§ Provided material
▬▬▬

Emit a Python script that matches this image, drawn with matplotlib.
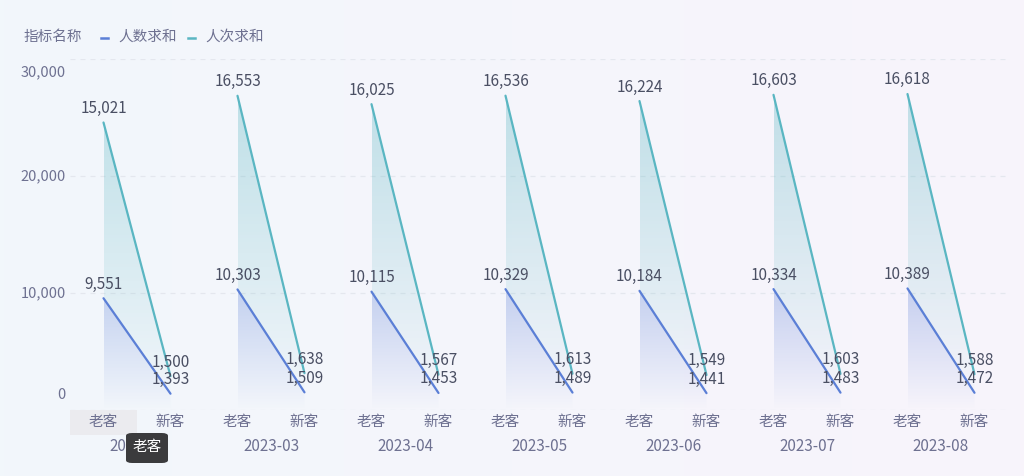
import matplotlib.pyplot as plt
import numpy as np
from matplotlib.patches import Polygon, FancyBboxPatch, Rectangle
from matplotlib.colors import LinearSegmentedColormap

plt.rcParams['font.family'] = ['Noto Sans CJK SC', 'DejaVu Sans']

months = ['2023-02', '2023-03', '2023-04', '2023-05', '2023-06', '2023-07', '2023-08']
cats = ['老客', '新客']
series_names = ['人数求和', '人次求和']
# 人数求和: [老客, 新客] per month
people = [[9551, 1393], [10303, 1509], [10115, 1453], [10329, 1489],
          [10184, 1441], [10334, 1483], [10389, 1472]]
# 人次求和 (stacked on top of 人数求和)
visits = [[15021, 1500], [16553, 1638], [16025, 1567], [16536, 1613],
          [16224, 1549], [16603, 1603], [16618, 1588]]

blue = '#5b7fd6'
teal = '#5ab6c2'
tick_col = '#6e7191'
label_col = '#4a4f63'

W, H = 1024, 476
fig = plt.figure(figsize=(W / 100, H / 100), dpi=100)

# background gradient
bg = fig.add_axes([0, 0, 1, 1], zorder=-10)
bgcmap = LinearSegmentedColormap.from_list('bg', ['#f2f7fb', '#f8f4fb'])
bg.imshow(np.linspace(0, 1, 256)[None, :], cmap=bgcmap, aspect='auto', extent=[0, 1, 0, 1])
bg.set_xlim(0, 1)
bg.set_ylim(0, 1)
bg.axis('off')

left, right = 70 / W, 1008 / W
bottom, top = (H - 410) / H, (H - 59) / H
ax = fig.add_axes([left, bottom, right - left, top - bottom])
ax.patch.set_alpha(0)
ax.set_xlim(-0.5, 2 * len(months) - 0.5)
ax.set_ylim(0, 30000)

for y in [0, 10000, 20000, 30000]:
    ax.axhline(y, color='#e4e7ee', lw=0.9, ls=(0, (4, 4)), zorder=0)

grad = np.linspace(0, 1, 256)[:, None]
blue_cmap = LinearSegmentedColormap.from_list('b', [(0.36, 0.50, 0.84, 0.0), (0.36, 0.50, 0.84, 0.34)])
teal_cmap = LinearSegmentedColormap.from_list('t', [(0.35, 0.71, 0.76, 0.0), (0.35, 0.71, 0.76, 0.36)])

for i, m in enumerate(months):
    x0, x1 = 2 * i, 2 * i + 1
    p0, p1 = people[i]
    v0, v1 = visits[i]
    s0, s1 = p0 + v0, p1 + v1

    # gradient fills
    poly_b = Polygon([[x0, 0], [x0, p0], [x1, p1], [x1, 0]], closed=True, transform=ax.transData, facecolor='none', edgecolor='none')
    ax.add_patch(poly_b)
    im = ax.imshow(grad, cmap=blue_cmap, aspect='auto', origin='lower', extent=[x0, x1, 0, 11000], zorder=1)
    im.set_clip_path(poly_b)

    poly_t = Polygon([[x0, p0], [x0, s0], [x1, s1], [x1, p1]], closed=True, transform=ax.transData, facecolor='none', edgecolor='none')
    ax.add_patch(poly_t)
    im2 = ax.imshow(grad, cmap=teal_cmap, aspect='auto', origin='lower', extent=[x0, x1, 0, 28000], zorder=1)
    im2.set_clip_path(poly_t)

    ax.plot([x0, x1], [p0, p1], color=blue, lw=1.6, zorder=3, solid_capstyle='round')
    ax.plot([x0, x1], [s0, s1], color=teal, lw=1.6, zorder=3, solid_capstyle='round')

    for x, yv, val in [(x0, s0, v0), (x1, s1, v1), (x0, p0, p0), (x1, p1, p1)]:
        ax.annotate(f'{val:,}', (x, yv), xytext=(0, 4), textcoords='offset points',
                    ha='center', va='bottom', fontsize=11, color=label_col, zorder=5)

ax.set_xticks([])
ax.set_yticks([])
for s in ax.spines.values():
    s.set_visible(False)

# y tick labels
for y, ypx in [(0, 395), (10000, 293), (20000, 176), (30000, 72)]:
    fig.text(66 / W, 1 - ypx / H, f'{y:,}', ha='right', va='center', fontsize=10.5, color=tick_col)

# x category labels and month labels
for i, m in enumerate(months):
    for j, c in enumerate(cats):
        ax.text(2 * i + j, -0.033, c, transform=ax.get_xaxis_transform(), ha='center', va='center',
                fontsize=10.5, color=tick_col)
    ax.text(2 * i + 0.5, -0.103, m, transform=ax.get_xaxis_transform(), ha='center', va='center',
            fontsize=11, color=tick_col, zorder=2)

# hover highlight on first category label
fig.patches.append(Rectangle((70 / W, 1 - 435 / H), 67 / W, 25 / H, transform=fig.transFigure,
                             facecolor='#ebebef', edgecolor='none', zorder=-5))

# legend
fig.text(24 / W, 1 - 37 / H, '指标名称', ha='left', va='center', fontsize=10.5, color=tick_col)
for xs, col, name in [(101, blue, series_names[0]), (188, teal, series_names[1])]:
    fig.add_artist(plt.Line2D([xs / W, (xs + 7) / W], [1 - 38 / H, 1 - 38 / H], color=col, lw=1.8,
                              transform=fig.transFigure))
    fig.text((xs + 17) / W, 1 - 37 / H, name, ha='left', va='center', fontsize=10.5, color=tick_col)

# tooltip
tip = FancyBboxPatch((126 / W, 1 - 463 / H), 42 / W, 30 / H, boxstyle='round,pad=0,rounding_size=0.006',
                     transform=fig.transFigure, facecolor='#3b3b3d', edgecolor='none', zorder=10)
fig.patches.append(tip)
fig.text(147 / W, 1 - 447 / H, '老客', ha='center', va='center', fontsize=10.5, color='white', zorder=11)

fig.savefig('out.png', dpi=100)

▬▬▬

§ Your instructions
Repeat the listing above up to and including the line with "from matplotlib.colors import", starting from its first line. Drop any pictures.

§ Result of this exercise
Emit a Python script that matches this image, drawn with matplotlib.
import matplotlib.pyplot as plt
import numpy as np
from matplotlib.patches import Polygon, FancyBboxPatch, Rectangle
from matplotlib.colors import LinearSegmentedColormap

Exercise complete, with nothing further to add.